Interview by Craig Taylor 

Are you happy?

Reverend Stuart J Foster, team rector
  
  


In Northern Ireland in 1971, I walked away unscathed from a bombing. I wanted to turn to something bigger than the horror. I was looking for something where peace of mind and a state of happiness weren't based on bigotry. I stumbled upon a monastic order and it was like having a huge burden lifted. Around then, I met my wife and decided against full monastic life. I am an oblate instead.

I've also been a chaplain in the armed forces. It's muscular Christianity at work, keeping up with those young commandos. The role of padre is to meet their needs, support them when they're flagging. At the regimental reunion, one said to me, "You gave me advice and it made a difference." If you never hear anything else, at least you have those words.

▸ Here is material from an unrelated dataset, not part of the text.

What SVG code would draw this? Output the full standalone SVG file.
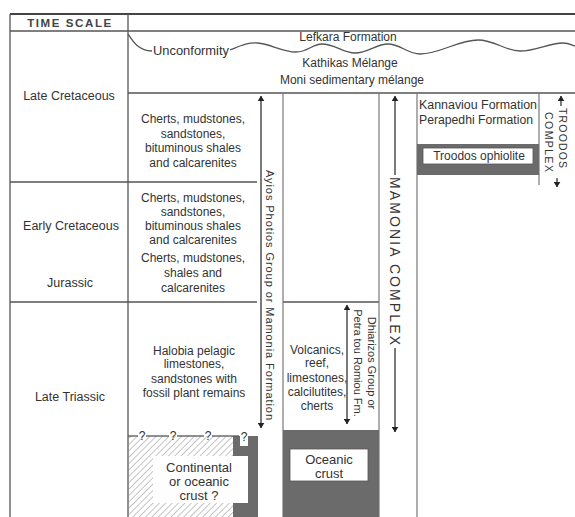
<svg xmlns="http://www.w3.org/2000/svg" width="575" height="517" viewBox="0 0 575 517">
<style>
.ln{stroke:#555;stroke-width:1.3;fill:none}
.lt{stroke:#777;stroke-width:1.2;fill:none}
.ar{stroke:#333;stroke-width:1.3;fill:none}
.t{font-family:"Liberation Sans",Arial,sans-serif;font-size:12px;fill:#333;text-anchor:middle}
.s{font-size:11px}
.l{text-anchor:start}
.grey{fill:#6b6b6b}
.wb{fill:#fff;stroke:#555;stroke-width:0.8}
</style>
<defs>
<marker id="ah" viewBox="0 0 8 10" refX="7.5" refY="5" markerWidth="5.5" markerHeight="7" orient="auto-start-reverse" markerUnits="userSpaceOnUse"><path d="M0,0 L8,5 L0,10 Z" fill="#222"/></marker>
<pattern id="hatch" width="4.5" height="4.5" patternUnits="userSpaceOnUse" patternTransform="rotate(45)"><line x1="0" y1="0" x2="0" y2="4.5" stroke="#8a8a8a" stroke-width="1"/></pattern>
</defs>
<rect width="575" height="517" fill="#fff"/>

<g id="frame">
<line class="ln" x1="10" y1="14" x2="575" y2="14" style="stroke-width:1.8;stroke:#444"/>
<line class="ln" x1="10" y1="31" x2="575" y2="31"/>
<line class="ln" x1="10" y1="14" x2="10" y2="517"/>
<line class="ln" x1="128" y1="14" x2="128" y2="517"/>
<line class="ln" x1="128" y1="93" x2="575" y2="93"/>
<line class="ln" x1="10" y1="182" x2="257" y2="182"/>
<line class="ln" x1="10" y1="302" x2="257" y2="302"/>
<line class="ln" x1="283" y1="302" x2="379" y2="302"/>
<line class="lt" x1="283" y1="93" x2="283" y2="517"/>
<line class="lt" x1="379" y1="93" x2="379" y2="517"/>
<line class="lt" x1="417" y1="93" x2="417" y2="517"/>
<line class="lt" x1="539" y1="93" x2="539" y2="185"/>
</g>

<g id="timescale">
<text class="t" x="70" y="27" style="font-size:11.5px;font-weight:bold;letter-spacing:1.6px;fill:#444">TIME SCALE</text>
<text class="t" x="69" y="100" style="font-size:12.5px">Late Cretaceous</text>
<text class="t" x="71" y="230" style="font-size:12.5px">Early Cretaceous</text>
<text class="t" x="70" y="287" style="font-size:12.5px">Jurassic</text>
<text class="t" x="70" y="401" style="font-size:12.5px">Late Triassic</text>
</g>

<g id="unconformity">
<path class="ln" d="M128,34 C132,40 138,51 152,51"/>
<text class="t" x="191" y="55" textLength="76" lengthAdjust="spacingAndGlyphs">Unconformity</text>
<path class="ln" d="M230,50 C240,46 248,42 258,43 C270,44 283,52 296,52 C308,52 312,44 322,44 C335,44 343,53 355,53 C368,53 376,44 388,44 C400,44 408,54 420,54 C440,54 458,40 478,40 C495,40 505,51 520,51 C537,51 548,43 563,43 C568,43 572,45 575,46"/>
<text class="t" x="348" y="41">Lefkara Formation</text>
<text class="t" x="350" y="67">Kathikas Mélange</text>
<text class="t" x="352" y="84">Moni sedimentary mélange</text>
</g>

<g id="colA-upper">
<text class="t"><tspan x="193" y="123">Cherts, mudstones,</tspan><tspan x="193" y="138">sandstones,</tspan><tspan x="193" y="152">bituminous shales</tspan><tspan x="193" y="167">and calcarenites</tspan></text>
</g>
<g id="colA-early">
<text class="t"><tspan x="193" y="202">Cherts, mudstones,</tspan><tspan x="193" y="216">sandstones,</tspan><tspan x="193" y="230">bituminous shales</tspan><tspan x="193" y="244">and calcarenites</tspan></text>
</g>
<g id="colA-jurassic">
<text class="t"><tspan x="193" y="262">Cherts, mudstones,</tspan><tspan x="193" y="277">shales and</tspan><tspan x="193" y="292">calcarenites</tspan></text>
</g>
<g id="colA-triassic">
<text class="t"><tspan x="194" y="355">Halobia pelagic</tspan><tspan x="194" y="368">limestones,</tspan><tspan x="194" y="383">sandstones with</tspan><tspan x="194" y="397">fossil plant remains</tspan></text>
</g>

<g id="continental-crust">
<rect x="128" y="436" width="105" height="81" fill="url(#hatch)"/>
<rect class="grey" x="233" y="436" width="25" height="81"/>
<rect x="240" y="436" width="8" height="10" fill="#fff"/>
<rect x="153" y="456" width="95" height="47" fill="#fff"/>
<line class="ln" x1="128" y1="436" x2="138" y2="436"/>
<line class="ln" x1="146" y1="436" x2="169" y2="436"/>
<line class="ln" x1="177" y1="436" x2="204" y2="436"/>
<line class="ln" x1="212" y1="436" x2="239" y2="436"/>
<text class="t" x="142" y="440">?</text>
<text class="t" x="173" y="440">?</text>
<text class="t" x="208" y="440">?</text>
<text class="t" x="244" y="441">?</text>
<text class="t" style="font-size:13px"><tspan x="199" y="472">Continental</tspan><tspan x="199" y="486">or oceanic</tspan><tspan x="199" y="500">crust ?</tspan></text>
</g>

<g id="ayios-photios">
<text class="t s" transform="translate(266,295) rotate(90)" textLength="250" lengthAdjust="spacing">Ayios Photios Group or Mamonia Formation</text>
</g>

<g id="dhiarizos">
<text class="t"><tspan x="317" y="354">Volcanics,</tspan><tspan x="317" y="367">reef,</tspan><tspan x="317" y="382">limestones,</tspan><tspan x="317" y="396">calcilutites,</tspan><tspan x="317" y="410">cherts</tspan></text>
<text class="t s" transform="translate(368,363) rotate(90)">Dhiarizos Group or</text>
<text class="t s" transform="translate(354,363) rotate(90)">Petra tou Romiou Fm.</text>
</g>

<g id="oceanic-crust">
<rect class="grey" x="283" y="430" width="96" height="87"/>
<rect class="wb" x="290" y="449" width="78" height="32"/>
<text class="t" style="font-size:13px"><tspan x="329" y="464">Oceanic</tspan><tspan x="329" y="478">crust</tspan></text>
</g>

<g id="mamonia">
<text class="t" transform="translate(390,261) rotate(90)" style="font-size:14px" textLength="168" lengthAdjust="spacing">MAMONIA COMPLEX</text>
</g>

<g id="troodos">
<text class="t l" x="419" y="109" textLength="118" lengthAdjust="spacingAndGlyphs">Kannaviou Formation</text>
<text class="t l" x="419" y="124" textLength="114" lengthAdjust="spacingAndGlyphs">Perapedhi Formation</text>
<rect class="grey" x="417" y="144" width="122" height="31"/>
<rect class="wb" x="423" y="148" width="110" height="16"/>
<text class="t" x="479" y="160">Troodos ophiolite</text>
<text class="t s" transform="translate(559,138) rotate(90)" style="font-size:10.5px" textLength="60" lengthAdjust="spacing">TROODOS</text>
<text class="t s" transform="translate(545,142) rotate(90)" style="font-size:10.5px" textLength="60" lengthAdjust="spacing">COMPLEX</text>
</g>

<g id="connectors">
<line class="ar" x1="261" y1="96" x2="261" y2="428" marker-start="url(#ah)" marker-end="url(#ah)"/>
<line class="ar" x1="347" y1="305" x2="347" y2="424" marker-start="url(#ah)" marker-end="url(#ah)"/>
<line class="ar" x1="395" y1="96" x2="395" y2="175" marker-start="url(#ah)"/>
<line class="ar" x1="395" y1="348" x2="395" y2="432" marker-end="url(#ah)"/>
<line class="ar" x1="561" y1="96" x2="561" y2="106" marker-start="url(#ah)"/>
<line class="ar" x1="557" y1="178" x2="557" y2="187" marker-end="url(#ah)"/>
</g>
</svg>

I had been an amateur race car driver. I remember starting at the grid with someone, and at the end of the race they'd been killed. That sort of thing makes you think. But sometimes a person needs to be there to question you. I was preparing to do a solo crossing of the Atlantic when I met a naval commander who asked, "If your boat goes down, what happens to you?" I said, "I'll probably go down with the boat." "What about your soul?" he asked.

I couldn't answer - a year later I knew exactly where my soul would go. I woke up to the fact there was purpose in my life.